[Problem] Transcribe the listing below from its opening line up to and including the line that contains "(0,0) rectangle (1304,552);"; reproduce nothing else.

[Dataset excerpt]
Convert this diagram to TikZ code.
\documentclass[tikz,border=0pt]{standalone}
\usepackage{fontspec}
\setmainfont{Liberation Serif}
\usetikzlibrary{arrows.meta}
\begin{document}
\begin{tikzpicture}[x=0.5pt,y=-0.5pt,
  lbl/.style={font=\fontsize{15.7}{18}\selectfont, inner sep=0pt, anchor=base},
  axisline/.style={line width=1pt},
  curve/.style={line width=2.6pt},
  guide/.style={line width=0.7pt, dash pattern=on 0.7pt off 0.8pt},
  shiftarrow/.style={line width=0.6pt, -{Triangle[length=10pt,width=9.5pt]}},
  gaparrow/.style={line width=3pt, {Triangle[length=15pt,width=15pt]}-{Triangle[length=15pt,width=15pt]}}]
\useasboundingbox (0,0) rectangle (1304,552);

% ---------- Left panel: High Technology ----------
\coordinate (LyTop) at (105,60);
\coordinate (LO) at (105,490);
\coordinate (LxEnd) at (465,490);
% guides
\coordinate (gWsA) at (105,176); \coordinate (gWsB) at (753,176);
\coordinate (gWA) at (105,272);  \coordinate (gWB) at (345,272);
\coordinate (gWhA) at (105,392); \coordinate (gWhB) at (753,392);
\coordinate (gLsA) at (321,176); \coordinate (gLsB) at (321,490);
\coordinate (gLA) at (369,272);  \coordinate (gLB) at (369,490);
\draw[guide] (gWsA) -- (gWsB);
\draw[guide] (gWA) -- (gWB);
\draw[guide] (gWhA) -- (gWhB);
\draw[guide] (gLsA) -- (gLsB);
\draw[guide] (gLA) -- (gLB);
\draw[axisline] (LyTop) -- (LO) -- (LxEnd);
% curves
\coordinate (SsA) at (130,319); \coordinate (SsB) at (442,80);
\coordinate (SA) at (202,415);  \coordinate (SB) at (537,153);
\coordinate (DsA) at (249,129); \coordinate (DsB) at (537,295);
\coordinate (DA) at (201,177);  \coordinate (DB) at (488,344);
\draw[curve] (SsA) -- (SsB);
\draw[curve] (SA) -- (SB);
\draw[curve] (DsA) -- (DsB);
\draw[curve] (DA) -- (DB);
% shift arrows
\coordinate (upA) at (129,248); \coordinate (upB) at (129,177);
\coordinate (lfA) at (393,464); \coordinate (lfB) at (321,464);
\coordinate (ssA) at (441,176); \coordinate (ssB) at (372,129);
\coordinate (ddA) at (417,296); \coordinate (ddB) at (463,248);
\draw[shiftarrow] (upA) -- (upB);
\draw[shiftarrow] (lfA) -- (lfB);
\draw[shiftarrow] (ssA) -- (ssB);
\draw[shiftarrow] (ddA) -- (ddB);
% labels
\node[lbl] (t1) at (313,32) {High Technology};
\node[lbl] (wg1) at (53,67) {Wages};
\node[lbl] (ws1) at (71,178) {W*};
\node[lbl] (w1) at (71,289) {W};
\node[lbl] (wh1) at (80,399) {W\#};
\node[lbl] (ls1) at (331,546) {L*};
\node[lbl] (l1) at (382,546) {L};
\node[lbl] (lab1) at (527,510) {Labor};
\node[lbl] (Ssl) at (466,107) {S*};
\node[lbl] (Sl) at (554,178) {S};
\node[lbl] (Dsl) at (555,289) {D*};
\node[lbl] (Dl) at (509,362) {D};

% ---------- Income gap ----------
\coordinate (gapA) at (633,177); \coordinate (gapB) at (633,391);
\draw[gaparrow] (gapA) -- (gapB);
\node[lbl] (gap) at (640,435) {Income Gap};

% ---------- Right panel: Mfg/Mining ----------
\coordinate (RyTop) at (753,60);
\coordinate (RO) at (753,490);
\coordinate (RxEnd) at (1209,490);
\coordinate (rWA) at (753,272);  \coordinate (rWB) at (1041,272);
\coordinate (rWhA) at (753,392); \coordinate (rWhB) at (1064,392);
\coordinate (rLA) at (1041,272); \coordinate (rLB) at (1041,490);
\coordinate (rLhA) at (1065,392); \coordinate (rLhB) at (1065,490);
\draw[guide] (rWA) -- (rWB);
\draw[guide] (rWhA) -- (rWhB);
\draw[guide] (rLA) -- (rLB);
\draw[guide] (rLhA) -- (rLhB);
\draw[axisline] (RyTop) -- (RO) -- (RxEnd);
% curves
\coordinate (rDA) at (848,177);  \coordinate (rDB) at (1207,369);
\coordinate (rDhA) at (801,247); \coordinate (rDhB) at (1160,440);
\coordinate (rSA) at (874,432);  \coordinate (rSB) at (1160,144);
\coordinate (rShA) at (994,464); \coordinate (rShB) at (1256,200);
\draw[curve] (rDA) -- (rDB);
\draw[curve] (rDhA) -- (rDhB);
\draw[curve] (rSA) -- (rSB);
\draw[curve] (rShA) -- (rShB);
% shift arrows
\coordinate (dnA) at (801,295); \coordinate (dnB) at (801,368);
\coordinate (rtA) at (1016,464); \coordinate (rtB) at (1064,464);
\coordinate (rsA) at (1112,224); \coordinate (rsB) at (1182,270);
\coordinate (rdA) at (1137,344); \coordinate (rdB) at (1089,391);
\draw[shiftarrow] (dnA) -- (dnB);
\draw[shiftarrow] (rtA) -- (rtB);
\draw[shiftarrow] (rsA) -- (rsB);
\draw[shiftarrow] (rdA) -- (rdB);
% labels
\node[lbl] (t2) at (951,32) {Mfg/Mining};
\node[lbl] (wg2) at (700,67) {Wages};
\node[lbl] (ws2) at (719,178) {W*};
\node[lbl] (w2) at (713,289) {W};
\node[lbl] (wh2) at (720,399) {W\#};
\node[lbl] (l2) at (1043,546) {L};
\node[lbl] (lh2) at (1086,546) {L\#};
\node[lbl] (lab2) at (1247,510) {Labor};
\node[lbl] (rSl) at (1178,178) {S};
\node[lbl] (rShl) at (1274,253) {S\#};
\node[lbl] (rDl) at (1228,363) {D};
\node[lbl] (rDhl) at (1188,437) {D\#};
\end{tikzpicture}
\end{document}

[Solution to this task]
Convert this diagram to TikZ code.
\documentclass[tikz,border=0pt]{standalone}
\usepackage{fontspec}
\setmainfont{Liberation Serif}
\usetikzlibrary{arrows.meta}
\begin{document}
\begin{tikzpicture}[x=0.5pt,y=-0.5pt,
  lbl/.style={font=\fontsize{15.7}{18}\selectfont, inner sep=0pt, anchor=base},
  axisline/.style={line width=1pt},
  curve/.style={line width=2.6pt},
  guide/.style={line width=0.7pt, dash pattern=on 0.7pt off 0.8pt},
  shiftarrow/.style={line width=0.6pt, -{Triangle[length=10pt,width=9.5pt]}},
  gaparrow/.style={line width=3pt, {Triangle[length=15pt,width=15pt]}-{Triangle[length=15pt,width=15pt]}}]
\useasboundingbox (0,0) rectangle (1304,552);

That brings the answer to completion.